Judge Kafunda said due to the barbarity that the pregnant woman experienced, he would sentence Bwalya and Sikaonga to 20 years imprisonment with hard labour for aggravated assault, life imprisonment for rape, abduction five years assault five years, aggravated assault 20 years, causing grevious harm seven years.

He said the sentences for attempted abduction and abduction of a child will run consecutively.

However the convicts have challenged their jail time which they will serve even in their death, on four grounds of appeal.

They argued that judge Kafunda erred in law and facts to have sentenced them to life imprisonment based on the evidence on record when they had readily pleaded guilty to the charges.

The two said the trial court erred in law and fact to have ignored the principal of sentencing established in Zambia such as the nature and intrinsic value of the matter involved, their history and character, their youthfulness at the time of committing the offence, the prevalence of the offence they were convicted for and them being the first offenders who had admitted the charge.

“By confining itself to the South African jurisdiction whose society character, behavior and levels of criminality are different thereby imposing sentences reflecting the South African jurisdiction rather than the Zambian community hence forth the sentences be received by the court with a sense of shock,”they said.

They claimed the Court was emotional when it considered a sentence to impose on them by demeaning their plea that the atrocities committed were just a game and not a serious offence.

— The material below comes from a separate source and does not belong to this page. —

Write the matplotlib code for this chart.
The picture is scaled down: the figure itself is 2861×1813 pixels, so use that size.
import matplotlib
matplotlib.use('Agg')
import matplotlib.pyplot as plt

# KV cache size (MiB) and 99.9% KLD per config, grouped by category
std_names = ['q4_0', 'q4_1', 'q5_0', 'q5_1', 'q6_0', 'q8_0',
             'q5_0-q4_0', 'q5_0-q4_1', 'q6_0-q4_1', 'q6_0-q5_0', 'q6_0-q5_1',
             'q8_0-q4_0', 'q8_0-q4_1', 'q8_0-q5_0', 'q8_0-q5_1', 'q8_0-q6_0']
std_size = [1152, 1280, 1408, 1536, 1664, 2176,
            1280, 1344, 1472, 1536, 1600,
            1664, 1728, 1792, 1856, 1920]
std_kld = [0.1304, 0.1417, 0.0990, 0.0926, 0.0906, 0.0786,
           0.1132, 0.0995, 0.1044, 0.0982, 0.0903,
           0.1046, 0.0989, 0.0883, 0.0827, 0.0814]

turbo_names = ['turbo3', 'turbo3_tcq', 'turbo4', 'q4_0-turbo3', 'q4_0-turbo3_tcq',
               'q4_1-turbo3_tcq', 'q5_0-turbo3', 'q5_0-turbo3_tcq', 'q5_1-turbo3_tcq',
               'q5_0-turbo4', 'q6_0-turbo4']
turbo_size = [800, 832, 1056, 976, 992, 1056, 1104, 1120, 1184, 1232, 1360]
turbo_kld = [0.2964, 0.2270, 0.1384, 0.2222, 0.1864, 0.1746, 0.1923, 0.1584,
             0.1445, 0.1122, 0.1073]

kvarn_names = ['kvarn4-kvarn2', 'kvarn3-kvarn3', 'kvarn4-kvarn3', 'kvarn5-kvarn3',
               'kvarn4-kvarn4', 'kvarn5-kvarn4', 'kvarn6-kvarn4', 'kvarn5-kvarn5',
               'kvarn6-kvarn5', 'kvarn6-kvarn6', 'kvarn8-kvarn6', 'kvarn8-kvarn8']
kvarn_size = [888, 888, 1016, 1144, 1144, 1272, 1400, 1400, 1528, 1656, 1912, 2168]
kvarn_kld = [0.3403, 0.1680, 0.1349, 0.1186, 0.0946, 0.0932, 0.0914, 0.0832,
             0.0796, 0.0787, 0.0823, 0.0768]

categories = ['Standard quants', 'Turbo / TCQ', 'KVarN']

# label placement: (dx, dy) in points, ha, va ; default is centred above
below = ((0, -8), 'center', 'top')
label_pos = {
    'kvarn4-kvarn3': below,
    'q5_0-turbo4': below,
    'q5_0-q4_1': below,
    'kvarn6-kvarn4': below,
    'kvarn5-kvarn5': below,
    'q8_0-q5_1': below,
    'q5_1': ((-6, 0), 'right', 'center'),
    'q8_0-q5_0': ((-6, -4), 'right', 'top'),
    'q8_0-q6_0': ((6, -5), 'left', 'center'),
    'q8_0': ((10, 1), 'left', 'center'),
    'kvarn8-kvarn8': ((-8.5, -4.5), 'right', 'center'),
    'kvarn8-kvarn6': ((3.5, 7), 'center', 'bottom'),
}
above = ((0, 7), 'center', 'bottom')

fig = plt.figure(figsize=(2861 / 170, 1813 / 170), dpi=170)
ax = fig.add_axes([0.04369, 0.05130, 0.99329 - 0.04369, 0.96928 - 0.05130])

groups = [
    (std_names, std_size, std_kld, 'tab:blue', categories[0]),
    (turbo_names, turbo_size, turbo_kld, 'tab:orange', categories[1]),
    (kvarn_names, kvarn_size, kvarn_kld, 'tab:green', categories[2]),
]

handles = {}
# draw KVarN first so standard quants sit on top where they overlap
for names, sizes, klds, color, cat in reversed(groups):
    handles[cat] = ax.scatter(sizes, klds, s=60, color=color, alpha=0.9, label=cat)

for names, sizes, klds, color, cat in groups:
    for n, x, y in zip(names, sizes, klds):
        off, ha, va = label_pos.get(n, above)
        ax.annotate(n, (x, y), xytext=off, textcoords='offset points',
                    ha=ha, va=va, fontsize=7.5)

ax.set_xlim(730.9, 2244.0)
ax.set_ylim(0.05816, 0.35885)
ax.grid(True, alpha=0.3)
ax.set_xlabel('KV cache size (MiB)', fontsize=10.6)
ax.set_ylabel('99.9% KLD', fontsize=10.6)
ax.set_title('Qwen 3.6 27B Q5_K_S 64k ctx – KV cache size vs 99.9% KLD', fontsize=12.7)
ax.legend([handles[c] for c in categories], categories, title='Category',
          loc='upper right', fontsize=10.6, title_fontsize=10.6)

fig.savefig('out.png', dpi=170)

“The Court should receive all the sentences with a sense of shock as the trial judge was emotional on several instances when delivering a ruling on the imposition of sentences and rendered the appellants an injustice,”said Bwalya and Sikaonga.

“The trial Court erred in both law and fact for not being consistent with the pattern of sentences on similar cases the appellants have been sentenced and the Court of Appeal should receive the sentences with a sense of shock.”